Every US consumer who has used any form of credit knows the name FICO for the way it sizes up their worthiness as a borrower. The number they assign to a consumer’s credit has an incredible amount of power. This score determines your eligibility for a loan, home mortgage, or other types of credit. Those with a high FICO score can attest to how easy loans can be had with a score that is near perfect. In the same way those have had delinquencies on any credit account and to have a low FICO score will find it next to impossible to get approved by any lender. In short, FICO wields a lot of power in the lives of consumers.
Lenders depend on those scores to tell them how safe it is to loan money to a customer. Or how much interest they should charge depending on the level of risk a customer presents. Auto insurance companies even use a FICO score when determining premiums. These companies use the score in their own models to predict the likelihood that a driver will file a claim. Some studies show that a low FICO score has a worse effect on a consumer’s auto insurance premium than traffic violations, and can increase your premium even if you have never filed a claim.
Not only does FICO predict a consumer’s ability to pay back borrowed money, now FICO is getting into the business of forecasting who is likely to be a good driver. Along with eDriving, a company which provides tech-assisted driver training and risk reduction, FICO has come up with a method to score how risky you are behind the wheel.
Measuring your score.
eDriving is the smartphone software that a driver installs to build the FICO driver score. eDriving captures driver activity such as cell phone use, acceleration, speeding and using the brakes, and uses these to analyze driver behavior. Similar to the way your credit activity is analyzed and scored by FICO, your driver activity will be used to create a driver history and an FICO Safe Driving Score. This means drivers who are distracted by texting or talking on a cell phone would see a lower score than drivers who do not use a cell phone while they are driving.
With FICO credit scores, consumers who pay off their credit balances consistently, never make a late payment, and only use a modest percentage of their available credit build a history that is positive.The FICO score assigned takes into account your payment record and credit behavior or how responsible a consumer is overall with borrowing. The FICO safe autoscore will accumulate drivers behavioral data and build a driver history similar to a credit history.
Who Wants To Know?
Car manufacturers, insurance companies, fleet management companies and safety organizations are just some of the groups who would be interested in using the FICO driver score. Your score could easily be the most accurate way for an auto insurance company to determine what your premium should be. A life insurance company might use the data as a factor in your life insurance premiums. In addition, drivers in the transport industry and employees who use a corporate car during work would need to give access to this information when applying for a job.
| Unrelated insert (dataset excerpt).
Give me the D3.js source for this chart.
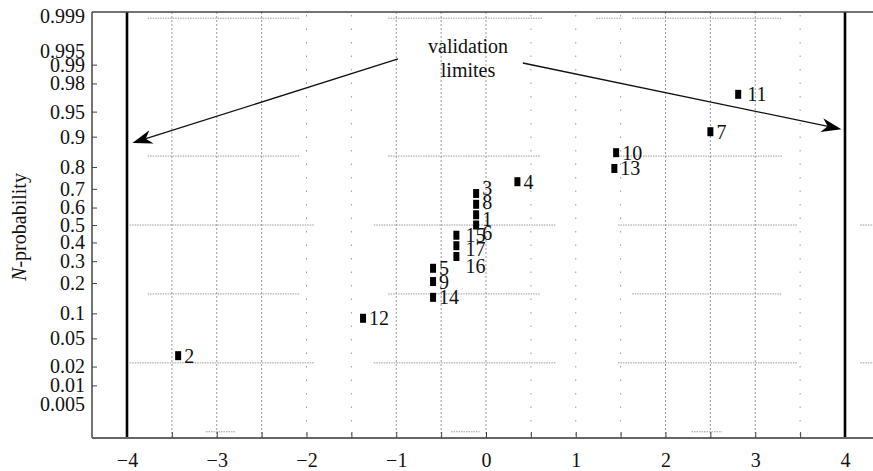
<!DOCTYPE html>
<html>
<head>
<meta charset="utf-8">
<script src="https://cdn.jsdelivr.net/npm/d3@7"></script>
<style>
  body { margin: 0; background: #fff; }
  text { font-family: "Liberation Serif", "DejaVu Serif", serif; }
</style>
</head>
<body>
<svg id="chart" width="873" height="471"></svg>
<script>
// data
var ids    = [1, 2, 3, 4, 5, 6, 7, 8, 9, 10, 11, 12, 13, 14, 15, 16, 17];
var xVals  = [-0.11, -3.43, -0.11, 0.35, -0.59, -0.11, 2.50, -0.11, -0.59, 1.45, 2.81, -1.37, 1.43, -0.59, -0.33, -0.33, -0.33];
var pVals  = [0.559, 0.029, 0.676, 0.735, 0.265, 0.500, 0.912, 0.618, 0.206, 0.853, 0.971, 0.088, 0.794, 0.147, 0.441, 0.324, 0.382];

var yTickVals = [0.999, 0.995, 0.99, 0.98, 0.95, 0.9, 0.8, 0.7, 0.6, 0.5, 0.4, 0.3, 0.2, 0.1, 0.05, 0.02, 0.01, 0.005];
var yNoTick   = [0.999, 0.995, 0.005];
var xLabelVals = [-4, -3, -2, -1, 0, 1, 2, 3, 4];
var xMinorVals = [-3.5, -3, -2.5, -2, -1.5, -1, -0.5, 0, 0.5, 1, 1.5, 2, 2.5, 3, 3.5];
var xDenseGrid = [-3.5, -3, -2.5, -1, -0.5, 0, 2, 2.5, 3];
var xSparseGrid = [-2, -1.5, 0.5, 1, 1.5, 3.5];
var limits = [-4, 4];

// broken horizontal grid: z level, then [from, to] pieces in x units
var gridZ    = [3, 1, 0, -1, -2, -3];
var gridSegs = [
  [[-3.77, -2.08], [-1.09, 0.63], [1.23, 1.52], [1.63, 3.30]],
  [[-3.77, -2.08], [-1.09, 0.60], [1.47, 3.30]],
  [[-3.97, -1.92], [-1.25, 0.78], [1.47, 3.47], [4.17, 4.40]],
  [[-3.77, -2.08], [-1.09, 0.60], [1.63, 3.30]],
  [[-3.97, -1.92], [-1.25, 0.78], [1.47, 3.47], [4.17, 4.40]],
  [[-3.12, -2.79], [-0.39, -0.07], [2.29, 2.63]]
];

// inverse normal cdf (Acklam)
function probit(p) {
  var a = [-39.69683028665376, 220.9460984245205, -275.9285104469687, 138.3577518672690, -30.66479806614716, 2.506628277459239];
  var b = [-54.47609879822406, 161.5858368580409, -155.6989798598866, 66.80131188771972, -13.28068155288572];
  var c = [-0.007784894002430293, -0.3223964580411365, -2.400758277161838, -2.549732539343734, 4.374664141464968, 2.938163982698783];
  var d = [0.007784695709041462, 0.3224671290700398, 2.445134137142996, 3.754408661907416];
  var q, r;
  if (p < 0.02425) {
    q = Math.sqrt(-2 * Math.log(p));
    return (((((c[0]*q+c[1])*q+c[2])*q+c[3])*q+c[4])*q+c[5]) / ((((d[0]*q+d[1])*q+d[2])*q+d[3])*q+1);
  }
  if (p > 1 - 0.02425) {
    q = Math.sqrt(-2 * Math.log(1 - p));
    return -(((((c[0]*q+c[1])*q+c[2])*q+c[3])*q+c[4])*q+c[5]) / ((((d[0]*q+d[1])*q+d[2])*q+d[3])*q+1);
  }
  q = p - 0.5; r = q * q;
  return (((((a[0]*r+a[1])*r+a[2])*r+a[3])*r+a[4])*r+a[5])*q / (((((b[0]*r+b[1])*r+b[2])*r+b[3])*r+b[4])*r+1);
}

var plotL = 92, plotR = 873, plotT = 12, plotB = 438;
var svg = d3.select("#chart");

var xScale = d3.scaleLinear().domain([-4, 4]).range([127, 845]);
var zScale = d3.scaleLinear().domain([-3.09, 3.09]).range([plotB, plotT]);
function yScale(p) { return zScale(probit(p)); }

// vertical grid
svg.selectAll(".vdense").data(xDenseGrid).enter().append("line")
   .attr("x1", function(d) { return xScale(d); })
   .attr("x2", function(d) { return xScale(d); })
   .attr("y1", plotT).attr("y2", plotB)
   .attr("stroke", "#999").attr("stroke-width", 1)
   .attr("stroke-dasharray", "2,2");
svg.selectAll(".vsparse").data(xSparseGrid).enter().append("line")
   .attr("x1", function(d) { return xScale(d); })
   .attr("x2", function(d) { return xScale(d); })
   .attr("y1", plotT + 3).attr("y2", plotB)
   .attr("stroke", "#999").attr("stroke-width", 1)
   .attr("stroke-dasharray", "1.5,12");

// horizontal grid pieces
gridZ.forEach(function(z, i) {
  svg.selectAll(".h" + i).data(gridSegs[i]).enter().append("line")
     .attr("x1", function(d) { return Math.max(plotL, xScale(d[0])); })
     .attr("x2", function(d) { return Math.min(plotR, xScale(d[1])); })
     .attr("y1", zScale(z)).attr("y2", zScale(z))
     .attr("stroke", "#999").attr("stroke-width", 1)
     .attr("stroke-dasharray", "1.5,1");
});

// validation limits
svg.selectAll(".limit").data(limits).enter().append("line")
   .attr("x1", function(d) { return xScale(d); })
   .attr("x2", function(d) { return xScale(d); })
   .attr("y1", plotT).attr("y2", plotB)
   .attr("stroke", "#000").attr("stroke-width", 2.6);

// frame
svg.append("line").attr("x1", plotL).attr("x2", plotR).attr("y1", plotT).attr("y2", plotT)
   .attr("stroke", "#444").attr("stroke-width", 1.5);
svg.append("line").attr("x1", plotL).attr("x2", plotL).attr("y1", plotT).attr("y2", plotB)
   .attr("stroke", "#444").attr("stroke-width", 1.5);
svg.append("line").attr("x1", plotL).attr("x2", plotR).attr("y1", plotB).attr("y2", plotB)
   .attr("stroke", "#666").attr("stroke-width", 2);

// y axis (probability scale)
var yAxis = d3.axisLeft(zScale)
              .tickValues(yTickVals.map(probit))
              .tickFormat(function(d, i) { return yTickVals[i]; })
              .tickSizeInner(-5).tickSizeOuter(0).tickPadding(7);
var gy = svg.append("g").attr("transform", "translate(" + plotL + ",0)").call(yAxis);
gy.select(".domain").remove();
gy.selectAll(".tick line").attr("stroke", "#444")
  .filter(function(d, i) { return yNoTick.indexOf(yTickVals[i]) >= 0; }).remove();
gy.selectAll(".tick text")
  .attr("font-size", "20px").attr("fill", "#111")
  .attr("font-family", "Liberation Serif, serif")
  .attr("y", function(d, i) {
    var v = yTickVals[i];
    return v === 0.999 ? 4 : v === 0.995 ? 4 : v === 0.005 ? 2 : 0;
  });

// x axis: minor ticks inside, labels at integers
var gxm = svg.append("g").attr("transform", "translate(0," + plotB + ")")
   .call(d3.axisBottom(xScale).tickValues(xMinorVals).tickSizeInner(-6).tickSizeOuter(0).tickFormat(""));
gxm.select(".domain").remove();
gxm.selectAll(".tick line").attr("stroke", "#444");
var gx = svg.append("g").attr("transform", "translate(0," + plotB + ")")
   .call(d3.axisBottom(xScale).tickValues(xLabelVals).tickSize(0).tickPadding(15)
   .tickFormat(function(d) { return d < 0 ? "\u2212" + (-d) : d; }));
gx.select(".domain").remove();
gx.selectAll(".tick text").attr("font-size", "20px").attr("fill", "#111")
  .attr("font-family", "Liberation Serif, serif");

// y axis title
var yt = svg.append("text")
   .attr("transform", "translate(26," + 227 + ") rotate(-90)")
   .attr("text-anchor", "middle").attr("font-size", "20px").attr("fill", "#111");
yt.append("tspan").attr("font-style", "italic").text("N");
yt.append("tspan").text("-probability");

// points
var pts = ids.map(function(id, i) { return { id: id, x: xVals[i], p: pVals[i] }; });
svg.selectAll(".pt").data(pts).enter().append("rect")
   .attr("x", function(d) { return xScale(d.x) - 3; })
   .attr("y", function(d) { return yScale(d.p) - 4.5; })
   .attr("width", 6).attr("height", 9)
   .attr("fill", "#000");

// label nudges where they crowd
var nudgeY = { 3: -6, 8: -2, 1: 4, 6: 8, 17: 3, 16: 10 };
var nudgeX = { 15: 3, 16: 3, 17: 3, 11: 3 };
svg.selectAll(".lbl").data(pts).enter().append("text")
   .attr("x", function(d) { return xScale(d.x) + 6 + (nudgeX[d.id] || 0); })
   .attr("y", function(d) { return yScale(d.p) + (nudgeY[d.id] || 0); })
   .attr("dy", "0.35em")
   .attr("font-size", "20px").attr("fill", "#111")
   .text(function(d) { return d.id; });

// annotation
svg.append("text").attr("x", xScale(-0.2)).attr("y", 53)
   .attr("text-anchor", "middle").attr("font-size", "20px").attr("fill", "#111")
   .text("validation");
svg.append("text").attr("x", xScale(-0.2)).attr("y", 77)
   .attr("text-anchor", "middle").attr("font-size", "20px").attr("fill", "#111")
   .text("limites");

var arrows = [
  { from: [-0.98, 2.41], to: [-3.94, 1.19] },
  { from: [0.41, 2.35], to: [3.96, 1.39] }
];
arrows.forEach(function(a) {
  var x1 = xScale(a.from[0]), y1 = zScale(a.from[1]);
  var x2 = xScale(a.to[0]), y2 = zScale(a.to[1]);
  var ang = Math.atan2(y2 - y1, x2 - x1) * 180 / Math.PI;
  svg.append("line").attr("x1", x1).attr("y1", y1)
     .attr("x2", x2 - 10 * Math.cos(ang * Math.PI / 180))
     .attr("y2", y2 - 10 * Math.sin(ang * Math.PI / 180))
     .attr("stroke", "#111").attr("stroke-width", 1.3);
  svg.append("path")
     .attr("d", "M0,0 L-20,-7 L-14,0 L-20,7 Z")
     .attr("transform", "translate(" + x2 + "," + y2 + ") rotate(" + ang + ")")
     .attr("fill", "#000");
});
</script>
</body>
</html>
Not only would companies be able to use this information, but parents of teenage drivers would certainly want to be able to monitor the safety of their teen behind the wheel. The biggest market for FICO’s new score will be the fleet industry and new drivers.
Whether or not, and how fast the market expands for this type of score might depend on drivers’ willingness to be monitored at all times that they are driving a car. While some would resist the intrusive aspect of their data being stored and reported to unknown parties, other drivers would welcome the chance to be tracked at all times if it meant lower insurance payments. It is well known that the average driver pays too much for car insurance because companies insure drivers based on groupings of age and gender. If they were able to base insurance premiums on individual factors, most people would save money. Insurance companies could truly custom-fit a plan for each driver.
At least, this is how it worked in the UK when an auto insurance company began requiring customers to install a telematics box in their car to track driver safety. The insurance company, called Drive Like A Girl, was able to offer lower premiums to the safest drivers among their customers. And the safest drivers were- you guessed it- women.
There are other safety benefits to being tracked behind the steering wheel. Emergency situations such as a car wreck could automatically alert police and fire services instead of relying on a driver to be able to contact them. Even given the privacy concerns, this benefit could convince some reluctant drivers to try the system. Either way, now that the ability to gather this data is available, expect the FICO Safe Driving Score to eventually play a bigger part of our lives on the road.